O ministro e os artistas
Luiz Henrique Lima
Uma das obras-primas de Aldir Blanc, como letrista das composições de João Bosco, é o clássico “O bêbado e a equilibrista”, imortalizado na voz de Elis Regina. Seus versos foram cantados por milhões de brasileiros na longa e dura luta pela anistia e pela democratização do país:
“A esperança equilibrista
Sabe que o show de todo artista
Tem que continuar.”
Foi em homenagem a esse extraordinário artista, vítima da Covid-19, que foi denominada Lei Aldir Blanc a Lei 14.017/2020, de iniciativa do Congresso Nacional, que instituiu ações emergenciais destinadas ao setor cultural em decorrência dos efeitos econômicos e sociais da pandemia da Covid-19.
Tais ações envolveram o repasse de recursos federais a estados e municípios, para assegurar renda emergencial mensal aos trabalhadores e trabalhadoras da cultura; subsídio mensal para manutenção de espaços artísticos e culturais, microempresas e pequenas empresas culturais, cooperativas, instituições e organizações culturais comunitárias que tiveram as suas atividades interrompidas por força das medidas de isolamento social; e editais, chamadas públicas, prêmios, aquisição de bens e serviços vinculados ao setor cultural e outros instrumentos destinados à manutenção de agentes, de espaços, de iniciativas, de cursos, de produções, de desenvolvimento de atividades de economia criativa e de economia solidária, de produções audiovisuais, de manifestações culturais, bem como à realização de atividades artísticas e culturais que possam ser transmitidas pela internet ou disponibilizadas por meio de redes sociais e outras plataformas digitais.
Infelizmente, tais recursos começaram a ser repassados apenas em setembro de 2020 e, em alguns casos somente em novembro, mas se exigiu que os valores que não fossem empenhados e inscritos em restos a pagar até 31 de dezembro deveriam ser devolvidos.
O resultado é que no início de 2021 restaram mais de R$ 800 milhões disponíveis nas contas bancárias abertas com essa finalidade específica.
A importância das atividades culturais ultrapassa, e muito, os aspectos artísticos, intelectuais e de entretenimento. A cultura movimenta a economia e interage com múltiplos setores, especialmente o turismo. A cultura é responsável pelo trabalho de mais de 5 milhões de brasileiros e assegura a sobrevivência não apenas de artistas, mas de uma complexa cadeia de prestadores de serviços, envolvendo costureiras, técnicos de som e iluminação, montadores, motoristas, publicitários, bilheteiros etc. Todos esses profissionais tiveram a sua renda drasticamente afetada em decorrência da pandemia.

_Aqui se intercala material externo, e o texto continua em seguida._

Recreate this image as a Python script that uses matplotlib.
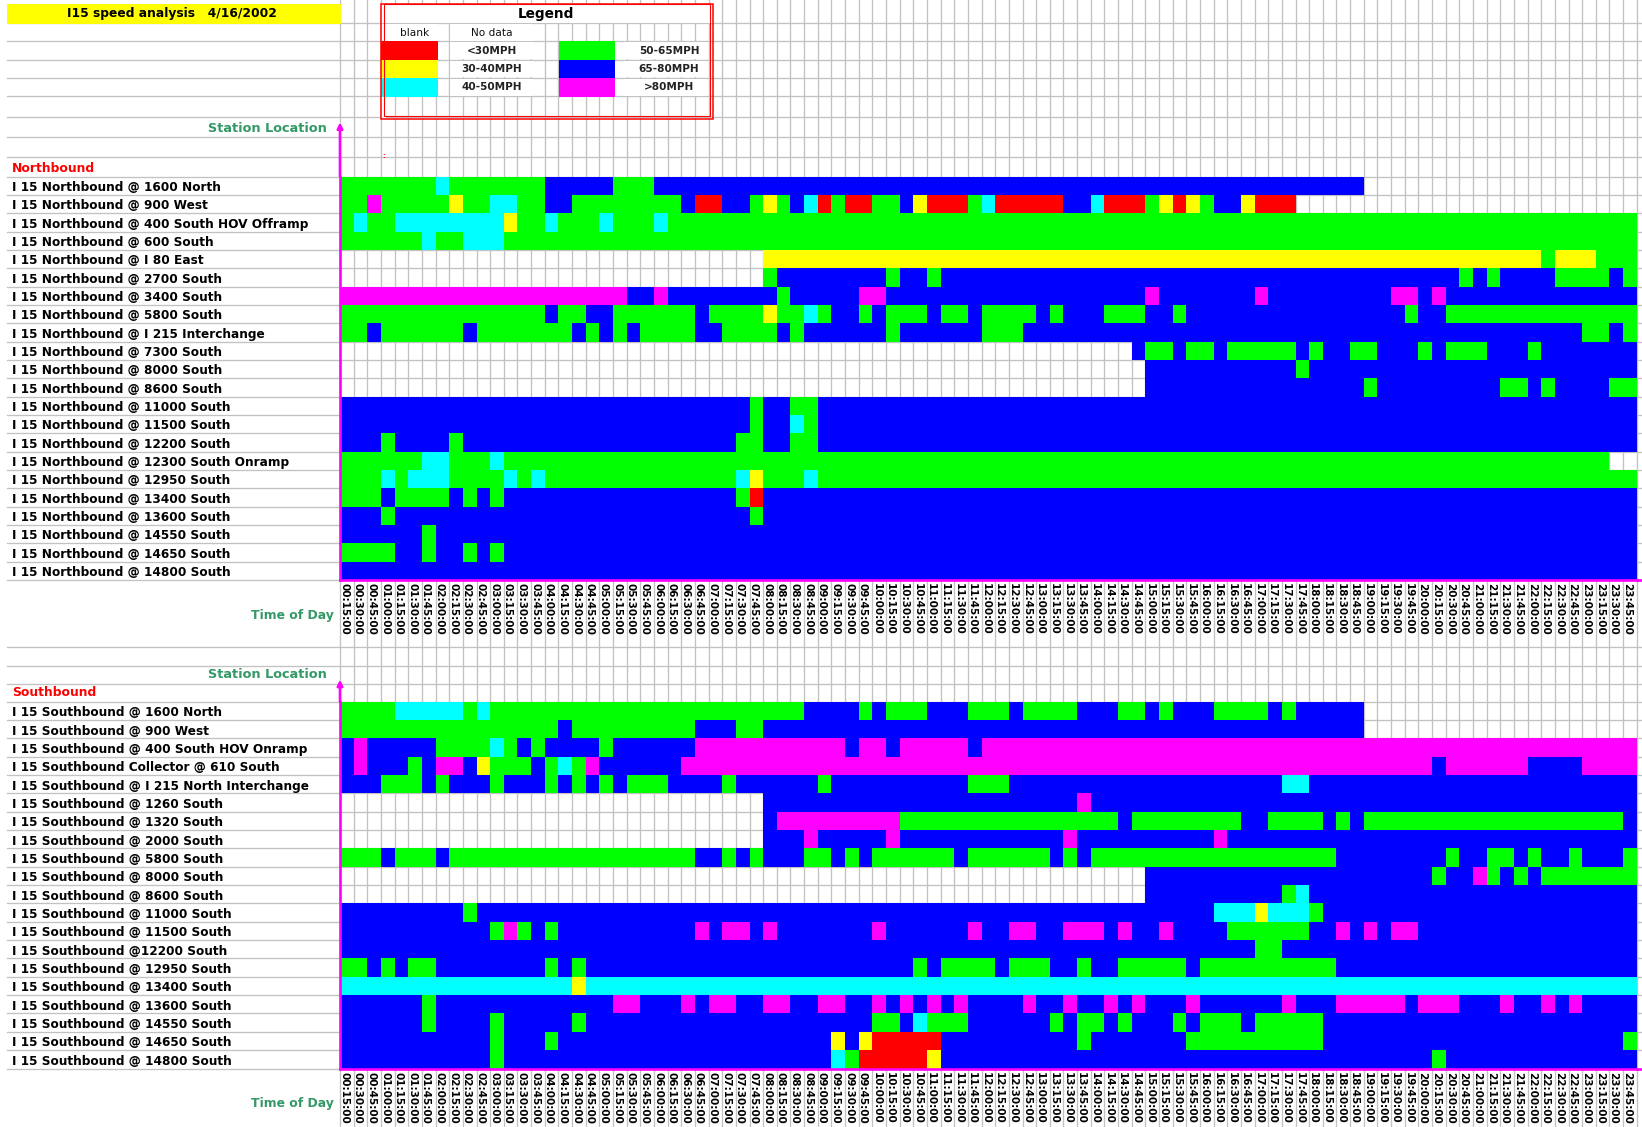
import numpy as np
import matplotlib
matplotlib.use('Agg')
import matplotlib.pyplot as plt
from matplotlib.colors import ListedColormap
from matplotlib.patches import Rectangle

W, H = 1642, 1127

# speed classes, in cell codes
codes = {'.': 0, 'R': 1, 'Y': 2, 'C': 3, 'G': 4, 'B': 5, 'M': 6}
class_colors = ['#ff0000', '#ffff00', '#00ffff', '#00ff00', '#0000ff', '#ff00ff']
legend_left = ['<30MPH', '30-40MPH', '40-50MPH']
legend_right = ['50-65MPH', '65-80MPH', '>80MPH']

north_labels = ['I 15 Northbound @ 1600 North', 'I 15 Northbound @ 900 West',
                'I 15 Northbound @ 400 South HOV Offramp', 'I 15 Northbound @ 600 South',
                'I 15 Northbound @ I 80 East', 'I 15 Northbound @ 2700 South',
                'I 15 Northbound @ 3400 South', 'I 15 Northbound @ 5800 South',
                'I 15 Northbound @ I 215 Interchange', 'I 15 Northbound @ 7300 South',
                'I 15 Northbound @ 8000 South', 'I 15 Northbound @ 8600 South',
                'I 15 Northbound @ 11000 South', 'I 15 Northbound @ 11500 South',
                'I 15 Northbound @ 12200 South', 'I 15 Northbound @ 12300 South Onramp',
                'I 15 Northbound @ 12950 South', 'I 15 Northbound @ 13400 South',
                'I 15 Northbound @ 13600 South', 'I 15 Northbound @ 14550 South',
                'I 15 Northbound @ 14650 South', 'I 15 Northbound @ 14800 South']

south_labels = ['I 15 Southbound @ 1600 North', 'I 15 Southbound @ 900 West',
                'I 15 Southbound @ 400 South HOV Onramp', 'I 15 Southbound Collector @ 610 South',
                'I 15 Southbound @ I 215 North Interchange', 'I 15 Southbound @ 1260 South',
                'I 15 Southbound @ 1320 South', 'I 15 Southbound @ 2000 South',
                'I 15 Southbound @ 5800 South', 'I 15 Southbound @ 8000 South',
                'I 15 Southbound @ 8600 South', 'I 15 Southbound @ 11000 South',
                'I 15 Southbound @ 11500 South', 'I 15 Southbound @12200 South',
                'I 15 Southbound @ 12950 South', 'I 15 Southbound @ 13400 South',
                'I 15 Southbound @ 13600 South', 'I 15 Southbound @ 14550 South',
                'I 15 Southbound @ 14650 South', 'I 15 Southbound @ 14800 South']

# one string per station: class letter + number of consecutive cells
north_runs = [
    'G7 C1 G7 B5 G3 B52 .20',
    'G2 M1 G5 Y1 G2 C2 G2 B2 G8 B1 R2 B2 G1 Y1 G1 B1 C1 R1 G1 R2 G2 B1 Y1 R3 G1 C1 R5 B2 C1 R3 G1 Y1 R1 Y1 G1 B2 Y1 R3 .25',
    'G1 C1 G2 C8 Y1 G2 C1 G3 C1 G3 C1 G71',
    'G6 C1 G2 C3 G83',
    '.31 Y57 G1 Y3 G3',
    '.31 G1 B8 G1 B2 G1 B38 G1 B1 G1 B4 G4 B1 G1',
    'M21 B2 M1 B8 G1 B5 M2 B19 M1 B7 M1 B9 M2 B1 M1 B14',
    'G15 B1 G2 B2 G6 B1 G4 Y1 G2 C1 G1 B2 G1 B1 G3 B1 G2 B1 G4 B1 G1 B3 G3 B2 G1 B16 G1 B2 G14',
    'G2 B1 G6 B1 G7 B1 G1 B1 G1 B1 G4 B2 G4 B1 G1 B6 G1 B6 G3 B41 G2 B1 G1',
    '.58 B1 G2 B1 G2 B1 G5 B1 G1 B2 G2 B3 G1 B1 G3 B3 G1 B7',
    '.59 B11 G1 B24',
    '.59 B16 G1 B9 G2 B1 G1 B4 G2',
    'B30 G1 B2 G2 B60',
    'B30 G1 B2 C1 G1 B60',
    'B3 G1 B4 G1 B20 G2 B2 G2 B60',
    'G6 C2 G3 C1 G81 .2',
    'G3 C1 G1 C3 G4 C1 G1 C1 G14 C1 Y1 G3 C1 G60',
    'G3 B1 G4 B1 G1 B1 G1 B17 G1 R1 B64',
    'B3 G1 B26 G1 B64',
    'B6 G1 B88',
    'G4 B2 G1 B2 G1 B1 G1 B83',
    'B95',
]

south_runs = [
    'G4 C5 G1 C1 G23 B4 G1 B1 G3 B3 G3 B1 G4 B3 G2 B1 G1 B3 G4 B1 G1 B5 .20',
    'G16 B1 G9 B3 G2 B44 .20',
    'B1 M1 B5 G4 C1 G1 B1 G1 B4 G1 B6 M11 B1 M2 B1 M5 B1 M48',
    'B1 M1 B3 G1 B1 M2 B1 Y1 G3 B1 G1 C1 G1 M1 B6 M55 B1 M6 B4 M4',
    'B3 G3 B1 G1 B3 G1 B3 G1 B1 G1 B1 G1 B1 G3 B4 G1 B6 G1 B10 G3 B20 C2 B24',
    '.31 B23 M1 B40',
    '.31 B1 M9 G16 B1 G8 B2 G4 B1 G1 B1 G19 B1',
    '.31 B3 M1 B5 M1 B12 M1 B10 M1 B30',
    'G3 B1 G3 B1 G18 B2 G1 B1 G1 B3 G2 B1 G1 B1 G6 B1 G6 B1 G1 B1 G18 B8 G1 B2 G2 B1 G1 B2 G1 B3 G1',
    '.59 B21 G1 B2 M1 G1 B1 G1 B1 G7',
    '.59 B10 G1 C1 B24',
    'B9 G1 B54 C3 Y1 C3 G1 B23',
    'B11 G1 M1 G1 B1 G1 B10 M1 B1 M2 B1 M1 B7 M1 B6 M1 B2 M2 B2 M3 B1 M1 B2 M1 B4 G6 B2 M1 B1 M1 B1 M2 B16',
    'B67 G2 B26',
    'G2 B1 G1 B1 G2 B8 G1 B1 G1 B24 G1 B1 G4 B1 G3 B2 G1 B2 G5 B1 G10 B22',
    'C17 Y1 C77',
    'B6 G1 B13 M2 B3 M1 B1 M2 B2 M2 B2 M2 B2 M1 B1 M1 B1 M1 B1 M1 B4 M1 B2 M1 B2 M1 B1 M1 B3 M1 B6 M1 B3 M5 B1 M3 B3 M1 B2 M1 B1 M1 B4',
    'B6 G1 B4 G1 B5 G1 B21 G2 B1 C1 G3 B6 G1 B1 G2 B1 G1 B3 G1 B1 G3 B1 G5 B23',
    'B11 G1 B3 G1 B20 Y1 B1 Y1 R5 B10 G1 B7 G10 B22 G1',
    'B11 G1 B24 C1 G1 R5 Y1 B36 G1 B14',
]

time_labels = [
    '00:15:00', '00:30:00', '00:45:00', '01:00:00', '01:15:00', '01:30:00', '01:45:00', '02:00:00',
    '02:15:00', '02:30:00', '02:45:00', '03:00:00', '03:15:00', '03:30:00', '03:45:00', '04:00:00',
    '04:15:00', '04:30:00', '04:45:00', '05:00:00', '05:15:00', '05:30:00', '05:45:00', '06:00:00',
    '06:15:00', '06:30:00', '06:45:00', '07:00:00', '07:15:00', '07:30:00', '07:45:00', '08:00:00',
    '08:15:00', '08:30:00', '08:45:00', '09:00:00', '09:15:00', '09:30:00', '09:45:00', '10:00:00',
    '10:15:00', '10:30:00', '10:45:00', '11:00:00', '11:15:00', '11:30:00', '11:45:00', '12:00:00',
    '12:15:00', '12:30:00', '12:45:00', '13:00:00', '13:15:00', '13:30:00', '13:45:00', '14:00:00',
    '14:15:00', '14:30:00', '14:45:00', '15:00:00', '15:15:00', '15:30:00', '15:45:00', '16:00:00',
    '16:15:00', '16:30:00', '16:45:00', '17:00:00', '17:15:00', '17:30:00', '17:45:00', '18:00:00',
    '18:15:00', '18:30:00', '18:45:00', '19:00:00', '19:15:00', '19:30:00', '19:45:00', '20:00:00',
    '20:15:00', '20:30:00', '20:45:00', '21:00:00', '21:15:00', '21:30:00', '21:45:00', '22:00:00',
    '22:15:00', '22:30:00', '22:45:00', '23:00:00', '23:15:00', '23:30:00', '23:45:00',
]


def decode(rows):
    out = []
    for row in rows:
        cells = []
        for tok in row.split():
            cells += [codes[tok[0]]] * int(tok[1:])
        out.append(cells)
    return np.ma.masked_equal(np.array(out), 0)


plt.rcParams['font.family'] = 'DejaVu Sans'
fig = plt.figure(figsize=(W / 100, H / 100), dpi=100, facecolor='white')

# sheet background, axes in image pixels
bg = fig.add_axes([0, 0, 1, 1])
bg.set_xlim(0, W)
bg.set_ylim(H, 0)
bg.axis('off')

LEFT, CELL_W, ROW_H = 340, 13.65, 18.34
NORTH_TOP, SOUTH_TOP = 176.5, 701.7
GRID = '#c2c2c2'

for k in range(96):
    bg.plot([LEFT + k * CELL_W] * 2, [0, H], color=GRID, lw=0.95, zorder=1)
ys = [23, 41, 60, 78, 96, 117, 137, 157]
ys += [NORTH_TOP + i * ROW_H for i in range(23)]
ys += [647, 665.5, 684]
ys += [SOUTH_TOP + i * ROW_H for i in range(21)]
for y in ys:
    bg.plot([7, W], [y, y], color=GRID, lw=0.95, zorder=1)

# title band
bg.add_patch(Rectangle((7, 4), 334, 20, fc='#ffff00', ec='none', zorder=2))
bg.text(172, 14, 'I15 speed analysis   4/16/2002', ha='center', va='center',
        fontsize=8.8, fontweight='bold', zorder=5)

# legend block, merged cells hide the vertical grid
bg.add_patch(Rectangle((381, 4), 331, 19, fc='white', ec='none', zorder=2))
bg.add_patch(Rectangle((381, 23.5), 57, 17, fc='white', ec='none', zorder=2))
bg.add_patch(Rectangle((381, 97), 5, 21, fc='white', ec='none', zorder=2))
bg.add_patch(Rectangle((450, 24), 83, 16.5, fc='white', ec='none', zorder=2))
for i in range(3):
    y0, y1 = [41, 60, 78][i], [60, 78, 97][i]
    bg.add_patch(Rectangle((450, y0 + 0.8), 83, y1 - y0 - 1.6, fc='white', ec='none', zorder=2))
    bg.add_patch(Rectangle((623, y0 + 0.8), 84, y1 - y0 - 1.6, fc='white', ec='none', zorder=2))
    bg.add_patch(Rectangle((381, y0), 57, y1 - y0, fc=class_colors[i], ec='none', zorder=3))
    bg.add_patch(Rectangle((559, y0), 56, y1 - y0, fc=class_colors[i + 3], ec='none', zorder=3))
    bg.text(492, (y0 + y1) / 2, legend_left[i], ha='center', va='center', fontsize=7.6,
            fontweight='bold', zorder=5, color='#222222')
    bg.text(669, (y0 + y1) / 2, legend_right[i], ha='center', va='center', fontsize=7.6,
            fontweight='bold', zorder=5, color='#222222')
bg.text(546, 14, 'Legend', ha='center', va='center', fontsize=9.8, fontweight='bold', zorder=5)
bg.text(415, 33, 'blank', ha='center', va='center', fontsize=7.6, zorder=5, color='#111111')
bg.text(492, 33, 'No data', ha='center', va='center', fontsize=7.6, zorder=5, color='#111111')
bg.add_patch(Rectangle((381, 4), 331.5, 114.5, fc='none', ec='#ff0000', lw=1.1, zorder=4))
bg.add_patch(Rectangle((384, 4), 325.5, 111.5, fc='none', ec='#ff0000', lw=0.8, zorder=4))

# section captions
GREEN_TXT = '#339966'
bg.text(327, 128, 'Station Location', ha='right', va='center', color=GREEN_TXT, fontsize=9.3, fontweight='bold', zorder=5)
bg.text(327, 675, 'Station Location', ha='right', va='center', color=GREEN_TXT, fontsize=9.3, fontweight='bold', zorder=5)
bg.text(334, 615, 'Time of Day', ha='right', va='center', color=GREEN_TXT, fontsize=8.9, fontweight='bold', zorder=5)
bg.text(334, 1103, 'Time of Day', ha='right', va='center', color=GREEN_TXT, fontsize=8.9, fontweight='bold', zorder=5)
bg.text(12, 168, 'Northbound', ha='left', va='center', color='#ff0000', fontsize=8.9, fontweight='bold', zorder=5)
bg.text(12, 693, 'Southbound', ha='left', va='center', color='#ff0000', fontsize=8.9, fontweight='bold', zorder=5)
bg.text(384, 156, ':', ha='center', va='center', color='#ff0000', fontsize=5, fontweight='bold', zorder=5)

cmap = ListedColormap(class_colors)
RIGHT = LEFT + 95 * CELL_W


def panel(top, runs, labels, arrow_rows):
    grid = decode(runs)
    n = grid.shape[0]
    ax = fig.add_axes([LEFT / W, 1 - (top + n * ROW_H) / H, (RIGHT - LEFT) / W, n * ROW_H / H])
    ax.set_facecolor('none')
    ax.pcolormesh(np.arange(96), np.arange(n + 1), grid, cmap=cmap, vmin=0.5, vmax=6.5, antialiased=False)
    ax.set_xlim(0, 95)
    ax.set_ylim(n, 0)
    for s in ['top', 'right']:
        ax.spines[s].set_visible(False)
    for s in ['left', 'bottom']:
        ax.spines[s].set_color('#ff00ff')
        ax.spines[s].set_linewidth(1.9)
    ax.set_yticks(np.arange(n) + 0.52, labels, ha='left', fontsize=8.75, fontweight='bold')
    ax.set_xticks(np.arange(95) + 0.3, time_labels, rotation=-90, ha='center', va='top', fontsize=7.5, fontweight='bold')
    ax.tick_params(axis='y', length=0, pad=(LEFT - 12) * 0.72)
    ax.tick_params(axis='x', length=0, pad=2.5)
    # magenta line runs past the last column, axis line ends in an arrow
    ax.plot([95, 95 + 5.3 / CELL_W], [n, n], color='#ff00ff', lw=1.9, clip_on=False)
    ax.annotate('', xy=(0, -arrow_rows), xytext=(0, 0), annotation_clip=False,
                arrowprops=dict(arrowstyle='-|>', color='#ff00ff', lw=1.9, mutation_scale=8, shrinkA=0, shrinkB=0))
    return ax


ax_north = panel(NORTH_TOP, north_runs, north_labels, 2.95)
ax_south = panel(SOUTH_TOP, south_runs, south_labels, 1.2)

fig.savefig('out.png', dpi=100)
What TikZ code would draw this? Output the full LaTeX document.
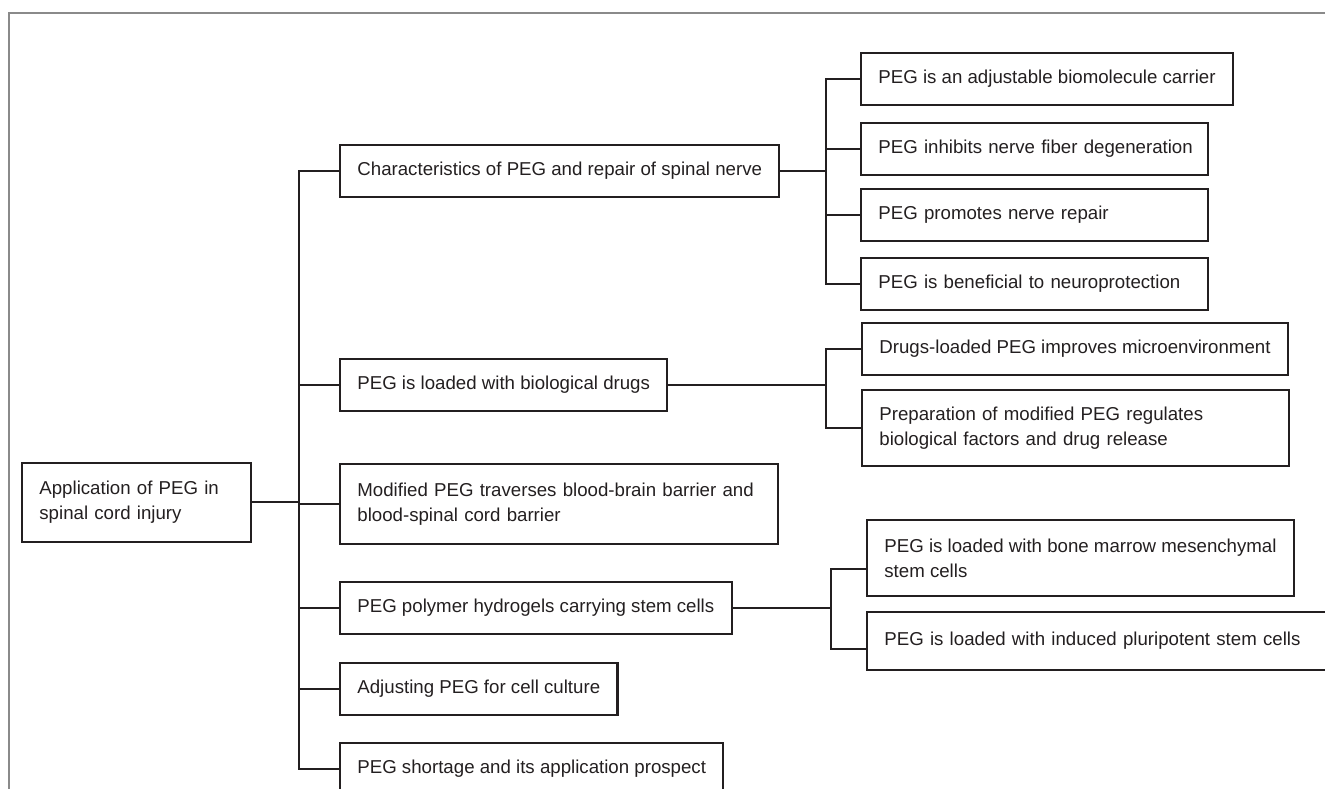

Em maio, o Tribunal de Contas da União – TCU, em decisão relatada pelo ministro Marcos Bemquerer, com base na Lei de Responsabilidade Fiscal e de forma análoga aos procedimentos válidos para a utilização de recursos destinados à saúde e à assistência social, firmou por unanimidade o entendimento que os valores remanescentes dos repasses da Lei Aldir Blanc poderiam ser aplicados por estados e municípios até 31/12/2021 (Acórdão 1.118/2021 – Plenário). Em paralelo, o Congresso Nacional aprovou a Lei 14.150/2021 no mesmo sentido. Apesar do Poder Executivo ter vetado os dispositivos que autorizavam a prorrogação, os vetos foram derrubados e a norma está plenamente vigente.
Assim, R$ 800 milhões que retornariam ao caixa do Tesouro Nacional poderão ser investidos na cultura, por estados e municípios. Agora, cabe aos gestores locais aplicarem com diligência e transparência esses valores.
Parabéns ao TCU, especialmente ao ministro Marcos Bemquerer, e ao Congresso Nacional! A esperança equilibrista continua viva e os shows de nossos artistas irão continuar.
Luiz Henrique Lima é Conselheiro Substituto do TCE-MT.